To counter the comic relief, Lucas sprinkles the dialogue with Waiting for Godot-style quips. While he occasionally waxes nihilistic, he avoids the heavy philosophical debates that pulled playwrights like Samuel Beckett and Edward Albee so far out of the mainstream. Reckless also has a definite — if somewhat bewildering — plot, so unlike most Beckett plays, the audience is provided with a sense of resolution.

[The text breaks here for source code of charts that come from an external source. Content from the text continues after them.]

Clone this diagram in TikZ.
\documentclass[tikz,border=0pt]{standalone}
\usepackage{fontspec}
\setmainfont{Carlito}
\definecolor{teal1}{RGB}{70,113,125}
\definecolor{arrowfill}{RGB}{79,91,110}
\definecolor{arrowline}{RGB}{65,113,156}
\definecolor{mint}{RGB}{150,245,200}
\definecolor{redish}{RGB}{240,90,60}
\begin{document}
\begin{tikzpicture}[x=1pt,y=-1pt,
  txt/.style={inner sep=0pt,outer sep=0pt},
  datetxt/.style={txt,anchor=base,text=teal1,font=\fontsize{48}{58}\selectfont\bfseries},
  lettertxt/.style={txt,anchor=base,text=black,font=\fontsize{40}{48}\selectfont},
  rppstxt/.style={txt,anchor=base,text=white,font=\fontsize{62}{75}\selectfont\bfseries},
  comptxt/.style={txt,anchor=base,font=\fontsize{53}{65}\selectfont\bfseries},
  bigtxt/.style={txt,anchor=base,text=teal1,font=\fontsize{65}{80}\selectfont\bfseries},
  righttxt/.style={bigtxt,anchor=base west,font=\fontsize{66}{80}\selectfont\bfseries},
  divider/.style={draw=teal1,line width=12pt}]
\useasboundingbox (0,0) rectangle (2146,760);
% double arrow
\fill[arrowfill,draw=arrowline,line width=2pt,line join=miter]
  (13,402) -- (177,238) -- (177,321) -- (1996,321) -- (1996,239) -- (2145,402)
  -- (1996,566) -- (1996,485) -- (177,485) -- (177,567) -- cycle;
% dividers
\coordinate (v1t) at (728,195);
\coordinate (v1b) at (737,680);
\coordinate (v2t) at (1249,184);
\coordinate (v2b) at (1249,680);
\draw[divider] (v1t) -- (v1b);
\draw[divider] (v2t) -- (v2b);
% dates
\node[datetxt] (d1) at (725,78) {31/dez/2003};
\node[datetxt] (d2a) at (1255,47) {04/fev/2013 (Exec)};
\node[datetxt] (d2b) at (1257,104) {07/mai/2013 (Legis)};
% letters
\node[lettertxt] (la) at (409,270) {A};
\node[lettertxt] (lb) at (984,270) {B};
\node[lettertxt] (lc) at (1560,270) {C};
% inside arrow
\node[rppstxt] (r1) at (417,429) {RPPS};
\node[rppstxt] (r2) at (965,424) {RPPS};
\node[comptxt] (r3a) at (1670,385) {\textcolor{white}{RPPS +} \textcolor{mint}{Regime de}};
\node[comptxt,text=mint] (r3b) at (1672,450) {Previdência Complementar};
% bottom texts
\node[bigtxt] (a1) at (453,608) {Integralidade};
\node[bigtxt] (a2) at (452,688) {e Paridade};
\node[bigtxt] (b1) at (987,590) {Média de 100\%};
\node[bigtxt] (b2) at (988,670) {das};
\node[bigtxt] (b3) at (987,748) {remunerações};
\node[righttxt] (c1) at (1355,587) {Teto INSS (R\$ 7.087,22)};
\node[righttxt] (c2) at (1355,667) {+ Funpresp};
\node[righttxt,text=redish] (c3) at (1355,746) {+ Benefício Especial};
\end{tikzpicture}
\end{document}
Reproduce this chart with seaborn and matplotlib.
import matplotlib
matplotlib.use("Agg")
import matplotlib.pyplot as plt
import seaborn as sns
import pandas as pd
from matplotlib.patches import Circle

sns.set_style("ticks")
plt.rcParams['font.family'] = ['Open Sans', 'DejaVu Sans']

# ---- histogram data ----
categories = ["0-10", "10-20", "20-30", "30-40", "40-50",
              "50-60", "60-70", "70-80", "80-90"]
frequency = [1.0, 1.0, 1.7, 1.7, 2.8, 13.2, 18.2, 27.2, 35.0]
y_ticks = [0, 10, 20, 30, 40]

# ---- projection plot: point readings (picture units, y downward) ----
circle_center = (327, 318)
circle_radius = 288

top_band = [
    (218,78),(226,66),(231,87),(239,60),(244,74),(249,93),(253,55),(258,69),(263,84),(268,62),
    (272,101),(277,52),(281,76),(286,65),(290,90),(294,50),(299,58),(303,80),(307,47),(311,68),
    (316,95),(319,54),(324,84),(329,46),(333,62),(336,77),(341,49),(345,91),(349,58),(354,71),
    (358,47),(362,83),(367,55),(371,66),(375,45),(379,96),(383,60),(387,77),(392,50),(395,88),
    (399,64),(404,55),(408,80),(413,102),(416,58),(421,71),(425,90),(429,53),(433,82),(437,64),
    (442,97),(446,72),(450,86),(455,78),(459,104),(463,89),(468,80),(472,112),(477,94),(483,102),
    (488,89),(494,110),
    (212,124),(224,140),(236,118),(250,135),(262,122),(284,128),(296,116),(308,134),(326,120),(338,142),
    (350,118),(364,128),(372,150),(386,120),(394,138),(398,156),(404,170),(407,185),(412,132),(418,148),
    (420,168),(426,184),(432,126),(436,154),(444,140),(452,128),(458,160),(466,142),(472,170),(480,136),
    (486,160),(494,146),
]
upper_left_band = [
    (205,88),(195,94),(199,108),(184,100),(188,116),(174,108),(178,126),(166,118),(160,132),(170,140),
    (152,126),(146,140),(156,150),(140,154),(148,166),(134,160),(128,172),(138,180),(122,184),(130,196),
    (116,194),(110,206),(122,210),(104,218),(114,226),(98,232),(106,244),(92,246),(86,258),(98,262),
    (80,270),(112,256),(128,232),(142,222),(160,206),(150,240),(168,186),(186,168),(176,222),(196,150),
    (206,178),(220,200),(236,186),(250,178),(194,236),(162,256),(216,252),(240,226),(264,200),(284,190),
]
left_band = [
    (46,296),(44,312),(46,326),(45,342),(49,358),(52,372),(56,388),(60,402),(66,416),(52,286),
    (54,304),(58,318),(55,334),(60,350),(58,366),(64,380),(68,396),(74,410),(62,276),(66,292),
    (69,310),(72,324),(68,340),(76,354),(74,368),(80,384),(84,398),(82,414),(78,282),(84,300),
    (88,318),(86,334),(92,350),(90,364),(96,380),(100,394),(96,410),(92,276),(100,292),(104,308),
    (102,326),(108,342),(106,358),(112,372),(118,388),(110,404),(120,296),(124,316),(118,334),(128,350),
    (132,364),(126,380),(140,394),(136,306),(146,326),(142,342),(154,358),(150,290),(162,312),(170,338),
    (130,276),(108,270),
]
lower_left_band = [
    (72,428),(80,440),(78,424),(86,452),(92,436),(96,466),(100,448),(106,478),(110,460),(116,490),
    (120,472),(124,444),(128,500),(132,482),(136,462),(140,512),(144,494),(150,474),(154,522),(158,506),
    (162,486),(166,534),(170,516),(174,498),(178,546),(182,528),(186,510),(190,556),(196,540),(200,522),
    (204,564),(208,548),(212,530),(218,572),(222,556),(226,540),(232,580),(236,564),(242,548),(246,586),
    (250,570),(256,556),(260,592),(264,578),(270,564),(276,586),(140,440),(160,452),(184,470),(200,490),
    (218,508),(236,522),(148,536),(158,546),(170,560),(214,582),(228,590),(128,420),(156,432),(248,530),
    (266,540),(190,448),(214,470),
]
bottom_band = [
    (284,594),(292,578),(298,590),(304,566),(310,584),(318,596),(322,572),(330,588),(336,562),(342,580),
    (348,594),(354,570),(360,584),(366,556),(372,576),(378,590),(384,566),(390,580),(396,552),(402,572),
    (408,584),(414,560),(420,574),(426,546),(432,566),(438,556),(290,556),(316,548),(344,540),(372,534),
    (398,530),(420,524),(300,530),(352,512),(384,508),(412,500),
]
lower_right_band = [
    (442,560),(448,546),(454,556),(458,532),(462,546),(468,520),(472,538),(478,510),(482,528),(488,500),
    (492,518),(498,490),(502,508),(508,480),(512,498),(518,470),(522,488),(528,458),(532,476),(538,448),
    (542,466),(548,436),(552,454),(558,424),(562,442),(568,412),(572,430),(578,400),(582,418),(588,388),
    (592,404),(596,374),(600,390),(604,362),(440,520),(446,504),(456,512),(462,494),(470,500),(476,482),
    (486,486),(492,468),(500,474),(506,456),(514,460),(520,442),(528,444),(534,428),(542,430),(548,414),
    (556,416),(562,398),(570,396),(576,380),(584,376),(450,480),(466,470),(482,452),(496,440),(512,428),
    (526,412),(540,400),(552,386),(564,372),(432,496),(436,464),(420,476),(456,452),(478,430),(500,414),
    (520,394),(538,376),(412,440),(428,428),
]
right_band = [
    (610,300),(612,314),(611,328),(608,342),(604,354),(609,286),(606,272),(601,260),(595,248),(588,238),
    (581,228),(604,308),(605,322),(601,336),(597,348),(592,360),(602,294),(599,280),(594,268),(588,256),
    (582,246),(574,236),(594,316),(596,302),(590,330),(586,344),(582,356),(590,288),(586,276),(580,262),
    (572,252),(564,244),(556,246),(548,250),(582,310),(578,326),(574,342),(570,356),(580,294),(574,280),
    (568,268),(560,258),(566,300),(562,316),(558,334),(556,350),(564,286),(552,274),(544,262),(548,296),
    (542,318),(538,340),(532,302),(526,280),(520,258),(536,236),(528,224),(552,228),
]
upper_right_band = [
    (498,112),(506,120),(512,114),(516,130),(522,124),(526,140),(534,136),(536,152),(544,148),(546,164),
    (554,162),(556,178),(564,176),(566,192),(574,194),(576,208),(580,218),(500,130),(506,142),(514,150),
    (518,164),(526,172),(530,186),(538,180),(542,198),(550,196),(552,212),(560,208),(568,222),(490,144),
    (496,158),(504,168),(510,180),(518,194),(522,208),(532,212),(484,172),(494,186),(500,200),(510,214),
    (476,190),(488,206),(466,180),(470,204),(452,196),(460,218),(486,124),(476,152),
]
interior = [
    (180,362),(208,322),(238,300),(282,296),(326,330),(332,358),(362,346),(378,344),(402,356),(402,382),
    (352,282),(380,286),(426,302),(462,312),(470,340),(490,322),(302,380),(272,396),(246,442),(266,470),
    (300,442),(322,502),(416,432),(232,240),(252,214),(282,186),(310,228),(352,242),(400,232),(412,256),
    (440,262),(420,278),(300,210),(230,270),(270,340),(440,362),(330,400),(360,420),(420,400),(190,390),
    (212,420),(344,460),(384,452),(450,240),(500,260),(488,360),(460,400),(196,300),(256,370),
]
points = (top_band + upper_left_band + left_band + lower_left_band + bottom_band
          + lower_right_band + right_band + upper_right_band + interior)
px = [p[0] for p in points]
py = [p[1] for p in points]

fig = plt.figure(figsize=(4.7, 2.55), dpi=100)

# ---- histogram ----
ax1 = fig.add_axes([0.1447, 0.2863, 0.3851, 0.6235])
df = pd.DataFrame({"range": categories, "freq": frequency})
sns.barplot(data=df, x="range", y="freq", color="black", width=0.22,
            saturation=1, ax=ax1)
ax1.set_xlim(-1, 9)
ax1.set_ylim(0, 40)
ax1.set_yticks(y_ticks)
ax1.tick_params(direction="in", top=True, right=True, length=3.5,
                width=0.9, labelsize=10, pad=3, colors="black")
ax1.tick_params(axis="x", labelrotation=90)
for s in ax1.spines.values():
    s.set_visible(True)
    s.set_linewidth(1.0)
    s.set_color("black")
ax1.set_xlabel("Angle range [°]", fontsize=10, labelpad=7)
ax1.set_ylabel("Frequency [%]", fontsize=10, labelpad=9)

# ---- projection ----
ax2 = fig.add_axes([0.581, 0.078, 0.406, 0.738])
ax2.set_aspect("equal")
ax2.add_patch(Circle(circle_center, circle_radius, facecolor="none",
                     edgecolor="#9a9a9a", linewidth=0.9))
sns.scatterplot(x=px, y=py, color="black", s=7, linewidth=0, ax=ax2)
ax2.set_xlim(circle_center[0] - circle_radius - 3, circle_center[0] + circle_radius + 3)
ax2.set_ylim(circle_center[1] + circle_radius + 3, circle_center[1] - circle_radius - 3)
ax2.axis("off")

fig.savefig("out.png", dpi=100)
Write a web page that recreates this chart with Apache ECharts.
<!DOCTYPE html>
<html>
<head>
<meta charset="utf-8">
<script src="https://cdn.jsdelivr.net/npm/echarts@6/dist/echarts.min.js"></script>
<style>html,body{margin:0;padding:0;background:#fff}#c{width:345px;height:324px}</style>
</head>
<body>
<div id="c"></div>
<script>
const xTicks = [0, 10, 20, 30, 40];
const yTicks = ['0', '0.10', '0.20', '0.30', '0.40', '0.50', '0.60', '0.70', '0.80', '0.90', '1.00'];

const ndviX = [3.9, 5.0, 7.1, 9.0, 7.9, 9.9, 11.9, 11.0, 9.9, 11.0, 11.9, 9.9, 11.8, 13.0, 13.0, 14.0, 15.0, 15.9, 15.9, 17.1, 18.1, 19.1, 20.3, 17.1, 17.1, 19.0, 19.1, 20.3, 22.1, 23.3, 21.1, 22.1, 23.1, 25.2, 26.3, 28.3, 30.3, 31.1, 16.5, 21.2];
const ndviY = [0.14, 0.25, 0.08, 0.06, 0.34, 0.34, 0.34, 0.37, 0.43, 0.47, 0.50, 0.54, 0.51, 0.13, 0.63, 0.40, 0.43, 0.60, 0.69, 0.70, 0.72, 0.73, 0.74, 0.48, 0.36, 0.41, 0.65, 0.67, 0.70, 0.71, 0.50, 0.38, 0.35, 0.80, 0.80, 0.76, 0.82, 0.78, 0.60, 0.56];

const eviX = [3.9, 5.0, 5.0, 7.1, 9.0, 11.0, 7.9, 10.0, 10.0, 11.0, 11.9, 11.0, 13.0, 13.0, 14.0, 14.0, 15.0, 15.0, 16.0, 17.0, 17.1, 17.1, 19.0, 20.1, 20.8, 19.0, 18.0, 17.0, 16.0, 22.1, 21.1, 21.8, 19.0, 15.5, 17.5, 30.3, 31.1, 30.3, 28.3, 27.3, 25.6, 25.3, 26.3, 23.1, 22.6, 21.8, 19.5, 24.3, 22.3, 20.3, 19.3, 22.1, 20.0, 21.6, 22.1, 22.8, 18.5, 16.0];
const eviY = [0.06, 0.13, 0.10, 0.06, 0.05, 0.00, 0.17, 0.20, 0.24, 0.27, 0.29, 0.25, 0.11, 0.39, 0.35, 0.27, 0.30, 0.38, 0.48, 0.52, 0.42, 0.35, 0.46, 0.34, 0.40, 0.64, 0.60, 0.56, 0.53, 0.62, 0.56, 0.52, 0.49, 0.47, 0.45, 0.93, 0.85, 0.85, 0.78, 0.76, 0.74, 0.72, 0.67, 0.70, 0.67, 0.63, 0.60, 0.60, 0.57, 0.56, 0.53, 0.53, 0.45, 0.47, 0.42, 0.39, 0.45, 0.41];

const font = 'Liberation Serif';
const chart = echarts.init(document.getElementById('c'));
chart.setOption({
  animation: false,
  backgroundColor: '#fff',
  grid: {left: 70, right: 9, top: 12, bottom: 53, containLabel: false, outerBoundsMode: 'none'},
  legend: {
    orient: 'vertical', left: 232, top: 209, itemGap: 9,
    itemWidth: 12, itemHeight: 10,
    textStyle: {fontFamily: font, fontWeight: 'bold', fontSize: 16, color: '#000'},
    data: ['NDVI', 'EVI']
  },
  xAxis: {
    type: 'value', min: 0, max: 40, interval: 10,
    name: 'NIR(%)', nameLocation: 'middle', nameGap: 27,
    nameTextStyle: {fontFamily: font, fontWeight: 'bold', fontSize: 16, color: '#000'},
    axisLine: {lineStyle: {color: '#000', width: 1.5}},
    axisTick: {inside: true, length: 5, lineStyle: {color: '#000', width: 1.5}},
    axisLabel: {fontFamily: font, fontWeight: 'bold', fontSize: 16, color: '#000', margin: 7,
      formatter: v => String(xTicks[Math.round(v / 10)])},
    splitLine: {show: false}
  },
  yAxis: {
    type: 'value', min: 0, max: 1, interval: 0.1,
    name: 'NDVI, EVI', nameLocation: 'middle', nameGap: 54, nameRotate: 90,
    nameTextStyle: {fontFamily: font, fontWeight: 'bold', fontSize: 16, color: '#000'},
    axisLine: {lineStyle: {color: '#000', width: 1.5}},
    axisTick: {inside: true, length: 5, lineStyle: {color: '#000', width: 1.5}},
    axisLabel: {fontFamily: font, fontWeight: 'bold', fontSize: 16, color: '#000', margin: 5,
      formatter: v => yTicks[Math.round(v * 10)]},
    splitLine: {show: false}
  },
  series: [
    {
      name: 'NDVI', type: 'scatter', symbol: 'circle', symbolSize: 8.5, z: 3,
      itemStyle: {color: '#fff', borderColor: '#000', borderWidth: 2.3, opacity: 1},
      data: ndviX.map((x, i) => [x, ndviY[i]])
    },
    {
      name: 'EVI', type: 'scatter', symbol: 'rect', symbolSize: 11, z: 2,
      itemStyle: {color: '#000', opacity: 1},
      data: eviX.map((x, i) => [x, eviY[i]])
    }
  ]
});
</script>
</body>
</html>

Before giving viewers that satisfaction, though, Schlief disorients his audience members further by forcing spectators to interact with the performance. A call-and-response game show scene and an actor’s unexpected entrance are just two of the production’s theatrical tricks. Behind the scenes, Brown junior Kyle Raegan orchestrates an impressive and colorful lighting system on an all-white stage he designed. The constant fade-ins and fade-outs between scenes work well to keep wandering eyes trained on the stage; unfortunately, though, the Brown commons’ all-glass windows provide more than ample distraction. Luckily — due in part to wheels affixed to scenery and large props — the scene changes themselves are quick and distract very little from the performance.

During the longer breaks around intermission and before and after the show, an omnipresent mix-tape of Christmas carols loops over the set’s sound system. Ian Garrett (Will Rice ‘04) controls the sound board, inserting effects ranging from gunshots to recordings of cast members’ voices giving news broadcasts. This particular doubling of characters via technology is by far the most unsettling aspect of the play and another homage to the absurd. After all, it is not often in real life that someone turns on a television to hear his own voice. Contemporary American plays are often difficult for a company to undertake. They take on challenging issues in unconventional manners, and sometimes their relative obscurity make them difficult to publicize. These natural obstacles make the success of Brown’s production even sweeter. A little recklessness is sometimes just what an audience needs.